Promise: Donald Trump
Promise: Donald Trump

By Andrew Buncombe

China is likely to respond directly to Donald Trump's plan to impose tariffs on up to US$60bn of goods and trigger a bilateral trade war that will hurt both countries, experts have said.

Mr Trump campaigned for the White House with a promise to secure "better deals" between the US and its trading partners, claiming that previous administrations had allowed American firms and workers to lose out.

Having announced tariffs on steel and aluminium imports earlier this month, he signed an order opening the way to punish China for what he said was the theft of American technology.

"It is the largest deficit of any country in the history of our world," Mr Trump said of the US-China trade imbalance.

But experts said Beijing would not take the move sitting down.
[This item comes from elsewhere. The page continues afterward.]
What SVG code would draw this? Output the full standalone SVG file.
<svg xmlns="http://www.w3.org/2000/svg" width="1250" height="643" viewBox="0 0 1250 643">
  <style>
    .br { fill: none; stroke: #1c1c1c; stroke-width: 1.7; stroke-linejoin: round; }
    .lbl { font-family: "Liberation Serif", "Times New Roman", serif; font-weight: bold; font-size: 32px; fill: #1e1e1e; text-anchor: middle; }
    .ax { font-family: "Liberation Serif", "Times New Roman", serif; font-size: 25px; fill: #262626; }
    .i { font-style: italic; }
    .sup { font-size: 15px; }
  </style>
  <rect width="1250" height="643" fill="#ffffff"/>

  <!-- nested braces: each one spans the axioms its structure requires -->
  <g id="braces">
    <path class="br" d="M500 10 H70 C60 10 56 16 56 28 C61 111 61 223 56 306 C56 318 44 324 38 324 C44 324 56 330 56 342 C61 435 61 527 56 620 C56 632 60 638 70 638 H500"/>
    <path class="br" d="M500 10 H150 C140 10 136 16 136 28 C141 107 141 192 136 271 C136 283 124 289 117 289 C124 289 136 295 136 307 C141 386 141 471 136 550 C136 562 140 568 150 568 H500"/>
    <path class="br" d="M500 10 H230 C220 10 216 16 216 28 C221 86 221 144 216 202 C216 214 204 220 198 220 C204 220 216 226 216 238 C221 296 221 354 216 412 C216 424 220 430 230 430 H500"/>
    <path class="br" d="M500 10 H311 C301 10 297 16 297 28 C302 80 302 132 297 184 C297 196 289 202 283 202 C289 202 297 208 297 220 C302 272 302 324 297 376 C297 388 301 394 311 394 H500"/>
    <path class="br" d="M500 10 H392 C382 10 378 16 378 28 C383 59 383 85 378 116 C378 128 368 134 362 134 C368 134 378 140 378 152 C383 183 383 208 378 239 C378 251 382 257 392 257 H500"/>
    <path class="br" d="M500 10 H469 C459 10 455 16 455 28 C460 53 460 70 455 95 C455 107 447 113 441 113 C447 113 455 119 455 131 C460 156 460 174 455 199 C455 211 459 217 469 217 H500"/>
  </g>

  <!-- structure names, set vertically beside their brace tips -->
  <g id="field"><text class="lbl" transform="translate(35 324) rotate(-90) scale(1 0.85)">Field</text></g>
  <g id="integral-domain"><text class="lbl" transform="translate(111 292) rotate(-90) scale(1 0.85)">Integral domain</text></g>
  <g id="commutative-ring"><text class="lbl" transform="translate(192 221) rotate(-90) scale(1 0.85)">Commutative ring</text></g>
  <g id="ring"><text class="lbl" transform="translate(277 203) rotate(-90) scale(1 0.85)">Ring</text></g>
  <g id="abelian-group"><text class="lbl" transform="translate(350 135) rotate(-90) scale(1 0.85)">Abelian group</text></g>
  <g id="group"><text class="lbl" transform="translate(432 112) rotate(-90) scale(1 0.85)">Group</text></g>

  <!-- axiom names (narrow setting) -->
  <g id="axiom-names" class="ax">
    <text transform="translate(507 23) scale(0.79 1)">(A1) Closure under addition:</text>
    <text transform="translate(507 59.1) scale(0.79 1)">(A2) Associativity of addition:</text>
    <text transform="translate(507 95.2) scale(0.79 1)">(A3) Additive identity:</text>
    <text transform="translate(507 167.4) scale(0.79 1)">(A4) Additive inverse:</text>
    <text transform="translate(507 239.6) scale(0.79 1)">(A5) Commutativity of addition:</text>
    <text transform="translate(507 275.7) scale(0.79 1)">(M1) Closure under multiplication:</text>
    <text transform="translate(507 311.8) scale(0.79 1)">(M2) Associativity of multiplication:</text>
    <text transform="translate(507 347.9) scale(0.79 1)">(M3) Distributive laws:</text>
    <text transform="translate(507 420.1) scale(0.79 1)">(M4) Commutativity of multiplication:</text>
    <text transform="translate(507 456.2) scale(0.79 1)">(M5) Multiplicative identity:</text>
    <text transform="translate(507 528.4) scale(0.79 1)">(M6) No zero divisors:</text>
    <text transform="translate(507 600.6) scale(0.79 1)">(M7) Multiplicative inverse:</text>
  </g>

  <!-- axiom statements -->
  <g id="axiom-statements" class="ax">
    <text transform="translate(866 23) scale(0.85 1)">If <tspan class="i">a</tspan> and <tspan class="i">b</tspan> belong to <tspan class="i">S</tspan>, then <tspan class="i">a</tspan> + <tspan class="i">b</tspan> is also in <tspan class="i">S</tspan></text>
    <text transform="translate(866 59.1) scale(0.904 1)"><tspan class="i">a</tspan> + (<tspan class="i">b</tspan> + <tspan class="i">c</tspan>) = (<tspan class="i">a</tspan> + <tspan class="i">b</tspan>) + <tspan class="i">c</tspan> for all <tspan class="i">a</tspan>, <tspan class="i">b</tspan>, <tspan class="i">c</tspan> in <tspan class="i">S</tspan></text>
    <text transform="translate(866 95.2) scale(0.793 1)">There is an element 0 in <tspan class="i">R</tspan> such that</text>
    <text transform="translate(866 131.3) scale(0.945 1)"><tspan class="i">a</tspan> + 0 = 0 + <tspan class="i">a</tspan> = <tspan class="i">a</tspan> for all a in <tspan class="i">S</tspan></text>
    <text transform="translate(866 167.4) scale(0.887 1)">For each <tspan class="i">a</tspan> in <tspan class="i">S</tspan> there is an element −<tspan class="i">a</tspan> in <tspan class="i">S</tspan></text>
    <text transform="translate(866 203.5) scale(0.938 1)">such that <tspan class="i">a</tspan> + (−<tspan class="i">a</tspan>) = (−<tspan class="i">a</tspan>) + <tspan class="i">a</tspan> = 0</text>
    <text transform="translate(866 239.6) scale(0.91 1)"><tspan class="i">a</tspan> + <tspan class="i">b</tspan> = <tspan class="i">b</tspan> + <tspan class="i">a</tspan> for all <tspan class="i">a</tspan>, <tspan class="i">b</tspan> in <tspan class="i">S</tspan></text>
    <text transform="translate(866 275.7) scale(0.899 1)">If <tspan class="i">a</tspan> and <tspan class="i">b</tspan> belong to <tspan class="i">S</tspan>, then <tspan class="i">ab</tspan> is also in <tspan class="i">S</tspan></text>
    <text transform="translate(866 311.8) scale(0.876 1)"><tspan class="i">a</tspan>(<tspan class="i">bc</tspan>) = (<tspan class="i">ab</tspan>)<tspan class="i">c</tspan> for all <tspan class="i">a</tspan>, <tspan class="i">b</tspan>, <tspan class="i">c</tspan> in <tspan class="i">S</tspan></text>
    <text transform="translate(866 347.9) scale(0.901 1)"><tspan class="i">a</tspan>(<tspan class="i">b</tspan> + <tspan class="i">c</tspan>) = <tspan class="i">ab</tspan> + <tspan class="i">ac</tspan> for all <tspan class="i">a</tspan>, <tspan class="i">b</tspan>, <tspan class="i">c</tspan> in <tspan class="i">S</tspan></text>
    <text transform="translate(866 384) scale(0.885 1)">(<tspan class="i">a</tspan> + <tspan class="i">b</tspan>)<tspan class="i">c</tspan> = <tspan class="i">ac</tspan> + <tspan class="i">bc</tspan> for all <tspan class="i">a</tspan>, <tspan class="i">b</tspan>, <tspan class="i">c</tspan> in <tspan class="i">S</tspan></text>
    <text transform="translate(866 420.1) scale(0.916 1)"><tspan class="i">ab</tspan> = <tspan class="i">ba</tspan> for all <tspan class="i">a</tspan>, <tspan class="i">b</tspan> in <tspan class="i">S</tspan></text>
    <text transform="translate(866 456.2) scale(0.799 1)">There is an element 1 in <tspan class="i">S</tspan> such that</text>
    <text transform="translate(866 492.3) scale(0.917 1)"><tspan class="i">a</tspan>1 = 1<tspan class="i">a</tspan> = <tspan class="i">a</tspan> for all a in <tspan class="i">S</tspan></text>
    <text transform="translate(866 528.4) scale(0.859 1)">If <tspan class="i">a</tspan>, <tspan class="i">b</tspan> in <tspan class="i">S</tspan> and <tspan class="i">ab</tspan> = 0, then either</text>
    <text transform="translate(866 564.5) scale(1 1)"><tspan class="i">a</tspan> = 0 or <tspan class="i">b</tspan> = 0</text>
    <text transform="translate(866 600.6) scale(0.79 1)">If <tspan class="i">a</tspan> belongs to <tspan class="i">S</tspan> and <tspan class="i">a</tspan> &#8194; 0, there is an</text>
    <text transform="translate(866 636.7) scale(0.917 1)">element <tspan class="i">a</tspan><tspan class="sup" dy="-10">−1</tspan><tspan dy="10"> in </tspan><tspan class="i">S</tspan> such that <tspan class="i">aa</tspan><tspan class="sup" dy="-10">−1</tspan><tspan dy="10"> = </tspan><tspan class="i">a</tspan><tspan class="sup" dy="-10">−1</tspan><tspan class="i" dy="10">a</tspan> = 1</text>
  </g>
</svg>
Rather, China was likely already preparing to respond, and possibly in ways the US might not initially notice.

"I think we are making policy as if we are still the dominant superpower in the world," Robert Ross, Professor of political science at Boston College, said.

"But China has become a major power and a major market, and it has the ability to retaliate."

He said in recent years, China had imposed or threatened to impose, its own tariffs on several countries, including Japan, Norway and Germany, as part of a broader political strategy.

"They have ways to impose a cost," Mr Ross said of China's way of responding. "Suddenly, they impose a block on soy bean imports, or they start asking questions about [an American car's] emissions standards."

He said if China did not respond, it would fear that other countries might seek to follow the US's actions. Mr Trump has talked of trying to develop a "coalition" of countries to impose tariffs on China but Mr Ross said he doubted it would get far.

Earlier yesterday, Donald Trump's lead lawyer in the Russia investigation left the legal team. John Dowd confirmed his decision in an email, saying he "loves the president" and wishes him well.

The move comes several days after Trump added a new lawyer to the team, former US attorney Joseph diGenova.

Sources told the Washington Post that Mr Dowd's departure was largely a mutual decision between him and Mr Trump.

The president reportedly lost confidence in Mr Dowd's ability to deal with Mr Mueller's probe during the clashes that have played out in recent weeks.

Mr Dowd had reportedly become frustrated with Mr Trump's interest in bringing new attorneys onto the team.